Prescott also believes in becoming immersed in the community. His son will begin kindergarten in the fall, meaning he will be certain to be involved in school activities.

He and his wife have visited the church they probably would attend if Vermillion becomes their new home.

Prescott also said he would meet with students and administrators at USD.

"Conflicts probably will arise between the university and the city, or businesses and the city," he said. "It's a matter of sitting down and identifying the issue. What makes that issue tick?
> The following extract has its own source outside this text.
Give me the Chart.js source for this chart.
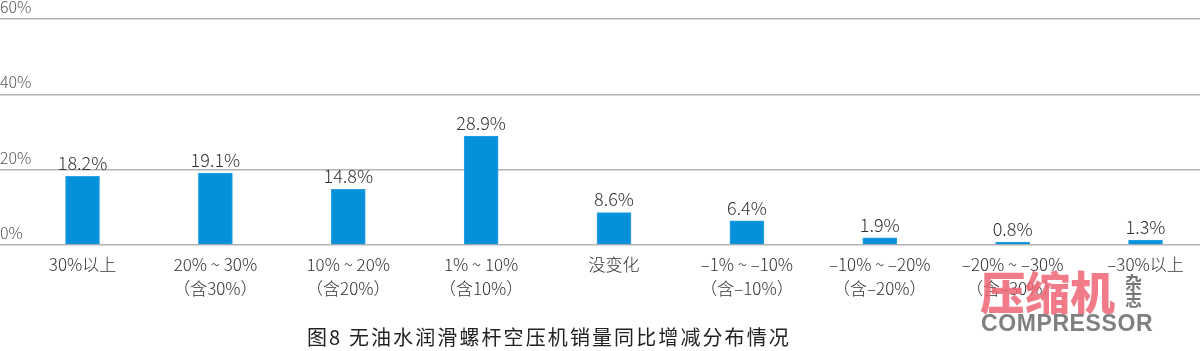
<!DOCTYPE html>
<html>
<head>
<meta charset="utf-8">
<script src="https://cdn.jsdelivr.net/npm/chart.js@4.4.1/dist/chart.umd.min.js"></script>
<style>
  html, body { margin: 0; padding: 0; background: #fff; overflow: hidden; }
  #wrap { position: relative; width: 1200px; height: 351px; }
  #chart { position: absolute; left: 0; top: 0; }
  .title {
    position: absolute; left: 307px; top: 326px;
    font: 400 20px/22px "Noto Sans CJK SC", sans-serif; color: #222;
    letter-spacing: 2.1px; white-space: nowrap;
  }
  .wm { position: absolute; white-space: nowrap; }
  .wm-main { left: 980px; top: 268px; font: 900 45px/45px "Noto Sans CJK SC", sans-serif; color: rgba(238, 100, 115, 0.85); letter-spacing: 0px; }
  .wm-side { left: 1125px; top: 273px; font: 700 17px/17px "Noto Sans CJK SC", sans-serif; color: #777; }
  .wm-en { left: 981px; top: 312px; font: 700 23px/23px "Liberation Sans", Arial, sans-serif; color: #808080; letter-spacing: 0.6px; }
</style>
</head>
<body>
<div id="wrap">
  <canvas id="chart" width="1200" height="351"></canvas>
  <div class="title">图8 无油水润滑螺杆空压机销量同比增减分布情况</div>
  <div class="wm wm-main">压缩机</div>
  <div class="wm wm-side">杂<br>志</div>
  <div class="wm wm-en">COMPRESSOR</div>
</div>
<script>
// categories (multi-line labels)
const categories = [
  '30%以上',
  ['20% ~ 30%', '（含30%）'],
  ['10% ~ 20%', '（含20%）'],
  ['1% ~ 10%', '（含10%）'],
  '没变化',
  ['–1% ~ –10%', '（含–10%）'],
  ['–10% ~ –20%', '（含–20%）'],
  ['–20% ~ –30%', '（含–30%）'],
  '–30%以上'
];
const values = [18.2, 19.1, 14.8, 28.9, 8.6, 6.4, 1.9, 0.8, 1.3];
const yTicks = [0, 20, 40, 60];

const FONT = '"Noto Sans CJK SC", "Noto Sans", sans-serif';

// value labels above bars
const valueLabels = {
  id: 'valueLabels',
  afterDatasetsDraw(chart) {
    const ctx = chart.ctx;
    const meta = chart.getDatasetMeta(0);
    ctx.save();
    ctx.font = '300 18px ' + FONT;
    ctx.fillStyle = '#333';
    ctx.textAlign = 'center';
    ctx.textBaseline = 'bottom';
    meta.data.forEach((bar, i) => {
      ctx.fillText(values[i].toFixed(1) + '%', bar.x, bar.y - 4);
    });
    ctx.restore();
  }
};

new Chart(document.getElementById('chart').getContext('2d'), {
  type: 'bar',
  data: {
    datasets: [{
      data: values.map((v, i) => ({ x: i, y: v })),
      backgroundColor: '#0590da',
      borderColor: '#2aa3e4',
      borderWidth: 1,
      barThickness: 34
    }]
  },
  options: {
    responsive: false,
    animation: false,
    layout: { padding: { top: 19, left: 0, right: 0, bottom: 0 } },
    plugins: { legend: { display: false }, tooltip: { enabled: false } },
    scales: {
      x: {
        type: 'linear',
        offset: false,
        min: -0.621,
        max: 8.41,
        grid: { display: false, drawTicks: false },
        border: { display: false },
        afterBuildTicks: axis => { axis.ticks = categories.map((_, i) => ({ value: i })); },
        afterFit: axis => { axis.height = 351 - 245; },
        ticks: {
          autoSkip: false,
          maxRotation: 0,
          padding: 8,
          color: '#333',
          font: { family: FONT, size: 17, weight: 300, lineHeight: 1.4 },
          callback: v => categories[v]
        }
      },
      y: {
        min: 0,
        max: 60,
        afterBuildTicks: axis => { axis.ticks = yTicks.map(v => ({ value: v })); },
        afterFit: axis => { axis.width = 0; },
        grid: { color: '#b3b3b3', lineWidth: 1.6, drawTicks: false },
        border: { display: false },
        ticks: {
          mirror: true,
          padding: 0,
          labelOffset: -12,
          color: '#555',
          font: { family: FONT, size: 16, weight: 300 },
          callback: v => v + '%'
        }
      }
    }
  },
  plugins: [valueLabels]
});
</script>
</body>
</html>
What is the root of the problem, and what are the players you can bring into the picture to help solve that."

A citizen noted that Kearney has a vibrant economy, with large employers and active housing development.

Fueling that growth, Prescott said, is Kearney's location on an interstate highway, and its two largest employers: Good Samaritan Health Systems and the University of Nebraska at Kearney.

"My role has been to work with community development block grants with some of our smaller businesses," he said.

He describes economic development as a partnership between citizens and government. "I think you have to have the attitude of being approachable, friendly and being a representative of your community, out there working with those businesses."

Prescott told Vermillion citizens that he has no desire to live and work in a large community.

"I've come to enjoy a free-standing community that has an identity of its own, that offers a high quality of life, and is easy to get around in," he said.